Fresh, bitter Tuscan kale in a bright vinaigrette makes the perfect counterpoint to a rich and decadent fall meal.
Banyuls vinegar – a mellow and nuanced red wine vinegar – brings not only acidity, but also some sweet, nutty flavors to this kale salad. Peppery Dijon mustard and sweet honey balance the vinaigrette. Meanwhile, candied pecans with a touch of cayenne layer on additional sweetness, nuttiness and heat – while adding a crunchy texture to the dish.
- Clean your greens. For a salad that isn’t sandy or watered-down, always wash your greens very well and then dry them before dressing them with vinaigrette.

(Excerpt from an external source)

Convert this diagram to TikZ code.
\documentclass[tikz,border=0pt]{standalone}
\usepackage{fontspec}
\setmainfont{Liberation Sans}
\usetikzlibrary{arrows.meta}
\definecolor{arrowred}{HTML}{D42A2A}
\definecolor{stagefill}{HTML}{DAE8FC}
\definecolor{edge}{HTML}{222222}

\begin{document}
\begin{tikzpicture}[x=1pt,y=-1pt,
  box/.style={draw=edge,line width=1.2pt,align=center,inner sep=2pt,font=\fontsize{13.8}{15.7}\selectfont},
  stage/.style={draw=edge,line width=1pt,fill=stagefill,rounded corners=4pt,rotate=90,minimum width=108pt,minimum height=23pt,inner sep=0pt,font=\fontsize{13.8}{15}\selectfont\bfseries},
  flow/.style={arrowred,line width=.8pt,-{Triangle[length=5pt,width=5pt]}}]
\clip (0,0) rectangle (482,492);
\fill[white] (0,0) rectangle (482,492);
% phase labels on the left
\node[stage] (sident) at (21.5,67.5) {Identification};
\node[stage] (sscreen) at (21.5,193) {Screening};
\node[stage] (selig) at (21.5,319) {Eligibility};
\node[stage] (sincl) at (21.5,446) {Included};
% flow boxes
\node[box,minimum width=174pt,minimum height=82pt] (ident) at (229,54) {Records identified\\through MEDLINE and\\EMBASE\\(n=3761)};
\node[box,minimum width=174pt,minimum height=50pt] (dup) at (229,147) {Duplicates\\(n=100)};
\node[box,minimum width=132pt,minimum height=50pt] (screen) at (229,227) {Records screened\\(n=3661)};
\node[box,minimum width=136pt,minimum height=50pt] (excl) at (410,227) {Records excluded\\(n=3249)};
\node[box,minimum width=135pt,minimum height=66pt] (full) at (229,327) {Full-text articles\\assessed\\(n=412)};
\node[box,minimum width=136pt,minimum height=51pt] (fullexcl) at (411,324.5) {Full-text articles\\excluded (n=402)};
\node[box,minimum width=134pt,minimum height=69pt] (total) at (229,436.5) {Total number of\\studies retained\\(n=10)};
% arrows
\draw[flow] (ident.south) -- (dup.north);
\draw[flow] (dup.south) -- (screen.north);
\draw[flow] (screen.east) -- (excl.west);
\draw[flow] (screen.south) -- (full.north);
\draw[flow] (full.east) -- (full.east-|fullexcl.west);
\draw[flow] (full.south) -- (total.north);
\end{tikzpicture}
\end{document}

- The perfect cut. When julienning the kale, try to use a front to back sawing motion as you slice. Avoid pressing down on the leaves, as this will bruise them.
- Double-duty pecans. These candied pecans can also be sprinkled over sweet potato puree. Their crunchy nuttiness goes well with a sweet, smooth and rich side dish.
These tools are the ones we find especially helpful when making this dish.
- Salad spinner. This ingenious device involves a spinning basket inside a bowl. Wet lettuce or leafy greens are placed inside the basket and when it spins, centrifugal force pulls the water off the leaves, through the basket and into the bowl – leaving the greens crisp and dry.
The list below includes all the equipment you’ll want to make this dish.
Bowl and whisk
Spoon or fork
Small sheet pan with wax paper or parchment
Knife and cutting board
For candied pecans:
- 1 egg white
- ½ cup powdered sugar
- 3 cups pecans
- ½ teaspoon cayenne pepper, to taste
For marinated kale:
- ¼ cup Banyuls vinegar (or red wine vinegar)
- 2 tablepsoons honey
- 1 tablespoon Dijon mustard
- 1 tablespoon minced shallots
- ¾ cup olive oil
- 1 pound kale leaves, preferably Tuscan kale, cut into 1/8-inch thick slices
- Salt and freshly ground black pepper
Total Time: 1 hour 15 minutes
Active Time: 15 minutes
- Whisk egg white with the cayenne in a medium sized bowl. Add a heavy pinch of salt. Add enough powdered sugar to create a thick glaze, one that is pourable but thick. In order to achieve this consistency, a bit more powdered sugar might need to be added. Toss pecans in bowl and coat with mixture.
- On a baking sheet lined with wax paper, spread coated pecans by transferring pecans with a fork onto sheet. Do not pour pecans onto sheet or too much glaze will stick to the nuts. Place in oven set to 300°F for 12 to 15 minutes, until they’re nice and golden.
- In a small bowl, combine the mustard, honey, minced shallots and red wine vinegar. Slowly drizzle olive oil into mixture while whisking.
- Place kale leaves in a large bowl and season with pepper. Drizzle vinaigrette, just enough to lightly coat kale, along the sides of the bowl. Store any excess vinaigrette in the refrigerator for future use. Stir to combine. Let kale marinate in the refrigerator for 1 hour.
- When ready to serve, chop pecans and place approximately 1/2 cup to 1 cup of chopped pecans on top of dressed kale salad. Store and reserve extra candied pecans for future use.
Pecan kale salad with quinoa & fresh fruit
Build on this pecan kale salad for a filling vegetarian meal. Just add diced dried fruit, minced red onion and a hearty grain such as quinoa.